You are using his pnp as a punishment, and so when it's nap time, he thinks he's being punished.

I see you have TWELVE children by yourself? That's a huge group!

I don't rub backs or encourage temper tantrums, but I do my best to make nap a positive, happy experience. Each kiddo has their blanket, maybe a lovey or pacifier, and they get tucked in, get their hair stroked or their back rubbed for a few seconds, and some comforting words. I also never, ever put a child in a bed unless it's to sleep. "Calming spots" are somewhere else.
I agree with Heidi. It also sounds like a 30 min. Time out. A time out should only be one minute per year of age. I like a calming spot that is also considered a time in. Children have little self regulation and small children have less. It sounds like this little guy is very much unable to self regulate and needs to be connected with you. Isolation is not the answer! He may be crying a lot, I had a 3 yr old dcg that would this. I think kids like this need a soft, cozy spot with fleece pillows to hug and other calming items, wind up music box stuffed animal, squishy balls, water wands, sensory items. Does this work all the time? No! But it does works more often than not, and some kids send themselves to the cozy coner to wind down and de-stress.

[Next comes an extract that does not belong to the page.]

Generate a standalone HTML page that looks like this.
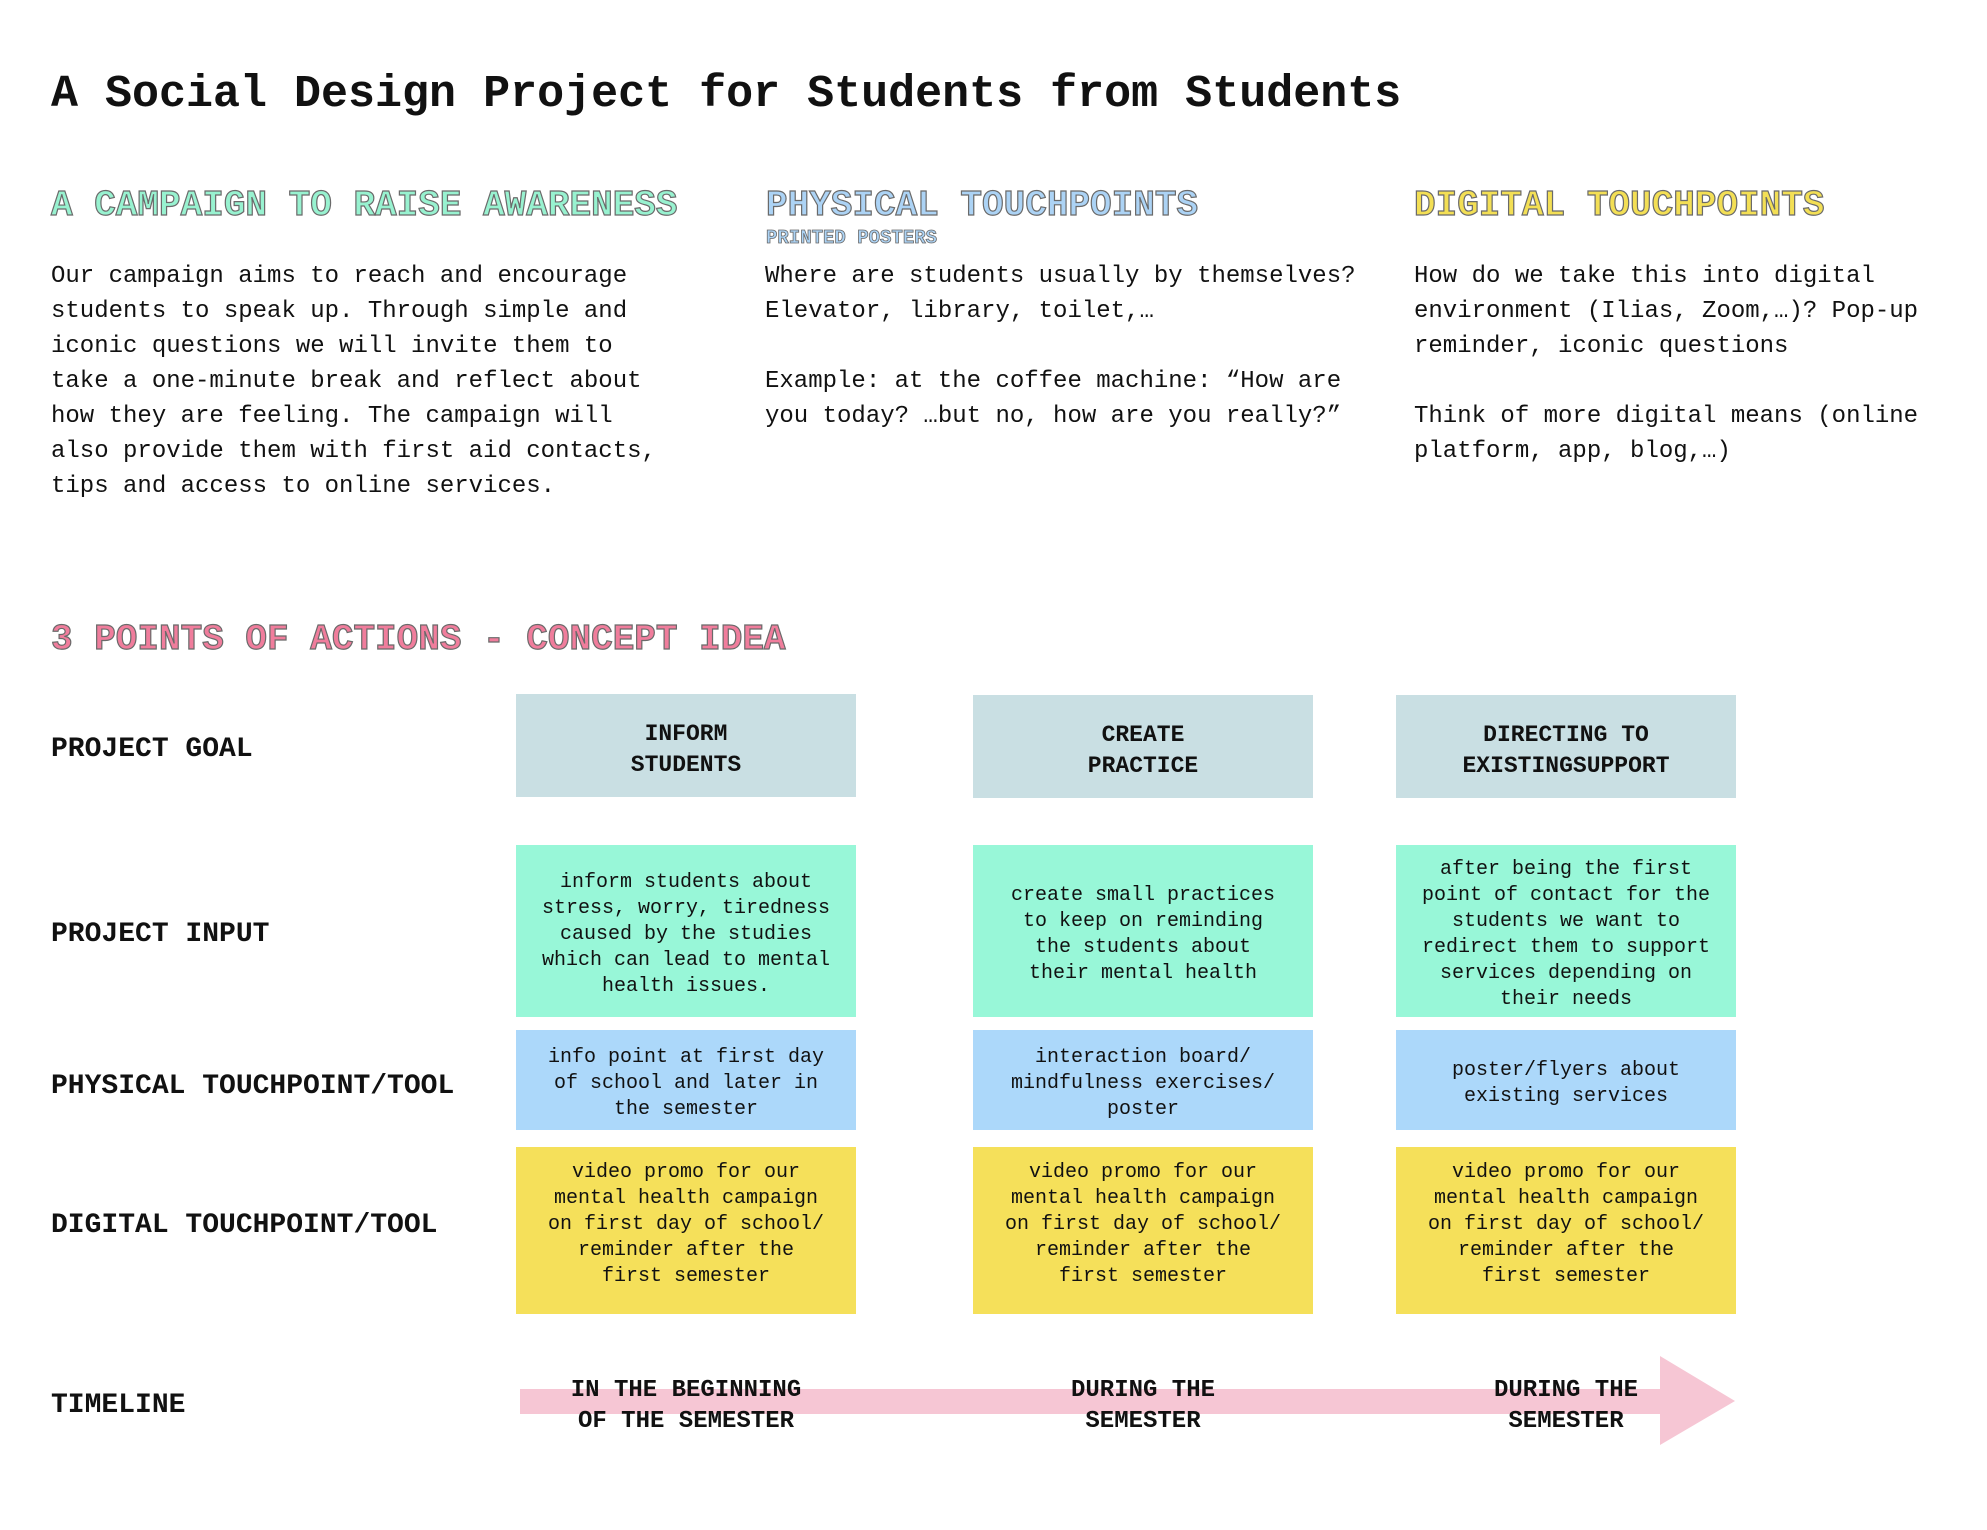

I know it's hard to listen to. I've been through it too. I do offer to connect with the child after the child has calmed a bit. I try to help them work through it. In this way, I'm hoping the crying jags lesson. And it's a win/win. I try not to require they tough it out, unless my coming over to the settle them down gets them crying louder. Then I leave them to cry. They are away from the group, but not in another room alone.

I want my kiddos to feel a connection, not a disconnect. I follow Dr. Laura Markham's model on time in. I want to give them the tools to settle themselves down sooner than later.

I also try to connect each day with each child with high fives, smiles, encouragement and hugs.